Входившая в революционные годы в окружение Шаумяна юная большевичка Ольга Шатуновская, впоследствии прошедшая через сталинские лагеря, в годы оттепели, по свидетельству Г. С. Померанца, «страстно собирала информацию о связях Сталина с царской охранкой». Она утверждала, что Шаумян прямо обвинял в этом Кобу. Ее рассказ в записи Г. С. Померанца звучал так: «Еще в 1918 г. Шаумян, получив телеграмму Ленина о помощи из Царицына, воскликнул: „Коба мне не поможет!“ И на вопрос Оли почему, рассказал ей, что в 1908 г. был арестован на квартире, о которой знал только Коба, и Коба прямо заинтересован в смерти неприятного свидетеля»[278]
. То же самое слышал Б. И. Николаевский, осенью 1911 г. фактически возглавивший бакинских меньшевиков: «Я считаю, что Сталин прибегал к анонимным доносам в борьбе против противников, не только меньшевиков, но и большевиков (в Баку определенно говорили, что провал Шаумяна в 1907 или 1908 г. был делом его рук)»[279]. У самого Николаевского при этом отношения с Шаумяном не сложились: он пытался работать вместе с большевиками в рамках заявленного в очередной раз объединения фракций, но Шаумян отказался от совместной работы[280].Слух о том, что Коба не то секретный агент охранки, не то использует доносы против неудобных ему товарищей, широко разошелся среди закавказских меньшевиков. Н.Жордания ссылался на тот же случай с Шаумяном[281]

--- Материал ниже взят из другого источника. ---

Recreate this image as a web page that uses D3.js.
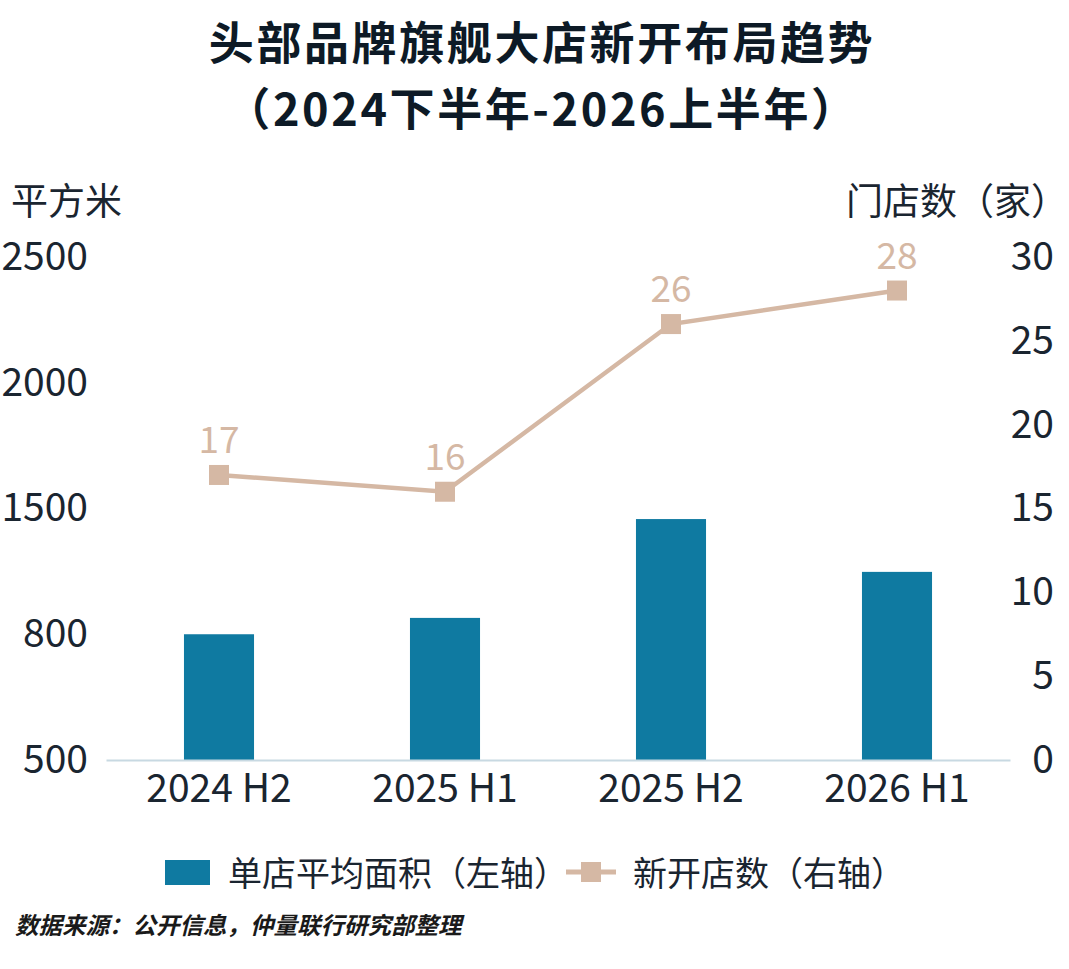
<!DOCTYPE html>
<html><head><meta charset="utf-8">
<script src="https://cdn.jsdelivr.net/npm/d3@7"></script>
<style>
html,body{margin:0;padding:0;background:#fff;}
svg{display:block;font-family:"Noto Sans CJK SC","Noto Sans",sans-serif;}
</style></head>
<body><svg id="c" width="1069" height="969"></svg>
<script>
const categories = ["2024 H2","2025 H1","2025 H2","2026 H1"];
const areaValues = [1000,1065,1458,1248];
const storeCounts = [17,16,26,28];
const leftTickValues = [500,1000,1500,2000,2500];
const leftTickLabels = ["500","800","1500","2000","2500"];
const rightTickValues = [0,5,10,15,20,25,30];
const titleLines = ["头部品牌旗舰大店新开布局趋势","（2024下半年-2026上半年）"];
const leftAxisTitle = "平方米";
const rightAxisTitle = "门店数（家）";
const legendLabels = ["单店平均面积（左轴）","新开店数（右轴）"];
const sourceText = "数据来源：公开信息，仲量联行研究部整理";

const barColor = "#0f7aa1", lineColor = "#d5b8a4", textColor = "#1a2530", axisColor = "#c8d9e2";
const svg = d3.select("#c");
const m = {left:106, right:1010, top:257, bottom:760};

const x = d3.scaleBand().domain(categories).range([m.left,m.right]).paddingInner(0.69).paddingOuter(0.345);
const yL = d3.scaleLinear().domain([500,2500]).range([m.bottom,m.top]);
const yR = d3.scaleLinear().domain([0,30]).range([m.bottom,m.top]);

// title
svg.selectAll("text.title").data(titleLines).join("text")
  .attr("x",542).attr("y",(d,i)=>60+i*66).attr("text-anchor","middle")
  .attr("font-size",45).attr("letter-spacing",2.6).attr("font-weight",700).attr("fill","#0d1a26").text(d=>d);

// axis titles
svg.append("text").attr("x",11).attr("y",215).attr("font-size",37).attr("fill",textColor).text(leftAxisTitle);
svg.append("text").attr("x",846).attr("y",215).attr("font-size",37).attr("fill",textColor).text(rightAxisTitle);

// left axis
const gl = svg.append("g").attr("transform",`translate(${m.left-15},0)`)
  .call(d3.axisLeft(yL).tickValues(leftTickValues).tickFormat((d,i)=>leftTickLabels[i]).tickSize(0));
gl.select(".domain").remove();
gl.selectAll("text").attr("font-size",39).attr("fill",textColor).attr("font-family","Noto Sans CJK SC").attr("dx",0);

// right axis
const gr = svg.append("g").attr("transform",`translate(${1054},0)`)
  .call(d3.axisLeft(yR).tickValues(rightTickValues).tickSize(0));
gr.select(".domain").remove();
gr.selectAll("text").attr("font-size",39).attr("fill",textColor).attr("font-family","Noto Sans CJK SC").attr("x",0);

// bars
svg.selectAll("rect.bar").data(areaValues).join("rect").attr("class","bar")
  .attr("x",(d,i)=>x(categories[i])).attr("width",x.bandwidth())
  .attr("y",d=>yL(d)).attr("height",d=>yL(500)-yL(d)).attr("fill",barColor);

// x axis
const gx = svg.append("g").attr("transform",`translate(0,${m.bottom})`)
  .call(d3.axisBottom(x).tickSize(0).tickPadding(14));
gx.select(".domain").attr("stroke",axisColor).attr("stroke-width",2);
gx.selectAll("text").attr("font-size",39).attr("fill",textColor).attr("font-family","Noto Sans CJK SC");

// line
const cx = (i)=>x(categories[i])+x.bandwidth()/2;
const line = d3.line().x((d,i)=>cx(i)).y(d=>yR(d));
svg.append("path").datum(storeCounts).attr("d",line).attr("fill","none").attr("stroke",lineColor).attr("stroke-width",4.5);
svg.selectAll("rect.mk").data(storeCounts).join("rect").attr("class","mk")
  .attr("x",(d,i)=>cx(i)-10).attr("y",d=>yR(d)-10).attr("width",20).attr("height",20).attr("fill",lineColor);
svg.selectAll("text.val").data(storeCounts).join("text").attr("class","val")
  .attr("x",(d,i)=>cx(i)).attr("y",d=>yR(d)-22).attr("text-anchor","middle")
  .attr("font-size",37).attr("fill",lineColor).text(d=>d);

// legend
const lg = svg.append("g");
lg.append("rect").attr("x",165).attr("y",860).attr("width",45).attr("height",25).attr("fill",barColor);
lg.append("text").attr("x",228).attr("y",886).attr("font-size",34).attr("fill",textColor).text(legendLabels[0]);
lg.append("line").attr("x1",566).attr("x2",616).attr("y1",872).attr("y2",872).attr("stroke",lineColor).attr("stroke-width",5);
lg.append("rect").attr("x",581).attr("y",862).attr("width",20).attr("height",20).attr("fill",lineColor);
lg.append("text").attr("x",633).attr("y",886).attr("font-size",34).attr("fill",textColor).text(legendLabels[1]);

// source
svg.append("text").attr("x",15).attr("y",934).attr("font-size",23.5).attr("font-weight",700)
  .attr("font-style","italic").attr("fill","#1a1a1a").text(sourceText);
</script></body></html>
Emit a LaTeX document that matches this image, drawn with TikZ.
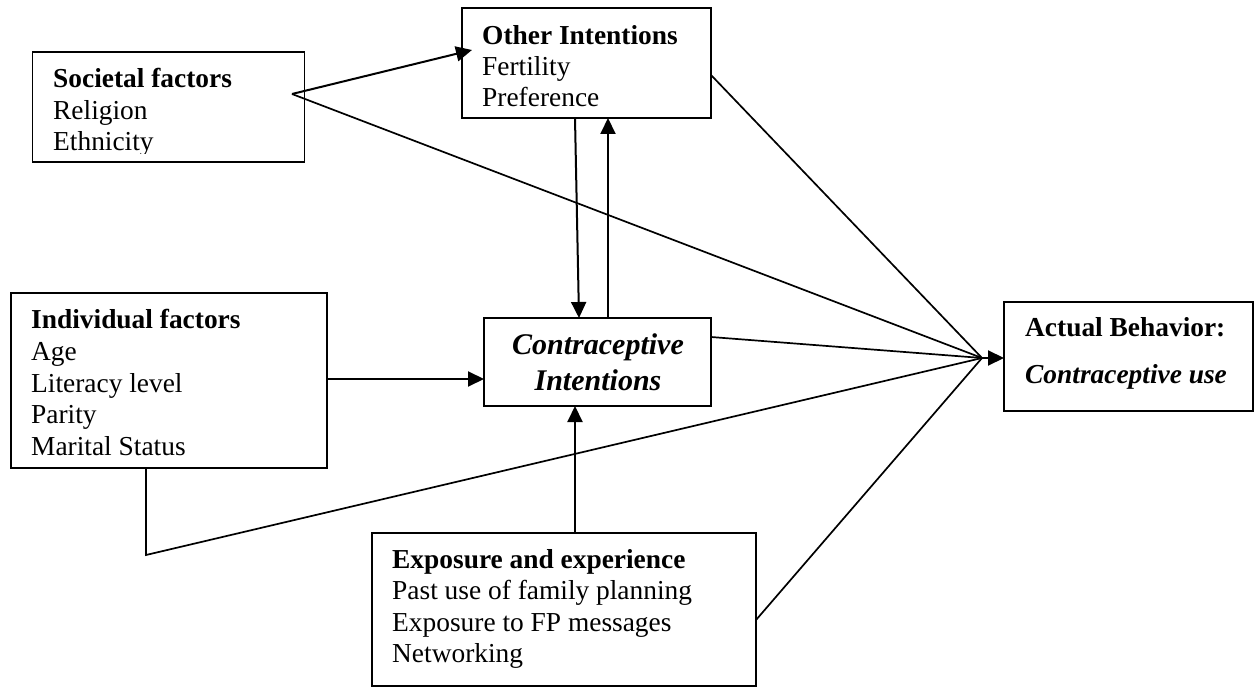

, Р.Арсенидзе передавал рассказы «знакомых большевиков», относившиеся к 19081909 гг., то есть к Баку, но Шаумян прямо назван не был. Будто бы «у них сложилось убеждение, что Сталин выдает жандармерии посредством анонимных писем конспиративные адреса неугодных ему товарищей, от которых он хотел отделаться», и дело дошло до партийного суда, все участники которого немедленно были арестованы и сосланы в разные губернии, благодаря чему дело ничем не кончилось (см. док. 2). Г.Уратадзе утверждал, что Коба не мог надолго задержаться ни в одной партийной организации, «не было ни одной организации, где его пребывание не заканчивалось бы партийным судом. Сначала в Тифлисе, затем в Батуме, а под конец – в Баку»[282]. Будто бы сам Уратадзе, оказавшийся слушателем ленинской партийной школы в Лонжюмо, сообщил Ленину об исключении Кобы из партии бакинской организацией, но Ленин, к его удивлению, не придал этому обстоятельству значения и все же просил Уратадзе передать Кобе, чтобы он приехал к Ленину в Париж (см. док. 4). Уратадзе сделал хронологическую ошибку, отнеся этот эпизод к 1910 г., тогда как школа в Лонжюмо работала весной 1911 г. Джугашвили в это время находился в ссылке в Вологодской губернии. Просьба Ленина передать что-либо на словах Кобе не была бессмысленной, только если в заграничном центре рассчитывали на его скорый побег и возвращение снова в Баку. Текст Уратадзе вносит любопытное уточнение, указывая на исключение Кобы из партии именно бакинской организацией, которое согласуется с близким по времени (март 1911 г.) донесением секретного агента Тифлисского охранного отделения: «В городе Баку руководителем местной организации „Коба“, он исключен из партии за участие в экспроприациях, о чем сообщено в центральный комитет» (см. док.3). Агент, заметим, был плохо осведомлен, и его сведения устарели примерно на год, хотя бы потому, что Коба давно был в ссылке.Если предположить, что взаимные подозрения среди бакинских большевиков, нашедшие выход в ссоре Кобы с Сельдяковым 16 марта на заседании Бакинского комитета, дошли до прямых обвинений Кобы в сотрудничестве с охранкой и его исключения, то нельзя ли увязать с этим его стремление симулировать болезнь, чтобы спрятаться в тюремной больнице от мести сотоварищей? Однако это не выдерживает проверки имеющимися фактами.
Прежде всего настораживает, что о сотрудничестве Кобы с охранкой и его исключении из партии говорят все те же грузинские меньшевики, у которых изобличение задним числом советского диктатора сделалось навязчивой идеей. Невозможно представить, чтобы столько раз исключенный из партии и уличенный в тягчайших с точки зрения подпольщиков проступках человек одновременно продолжал делать успешную карьеру в той же самой партии.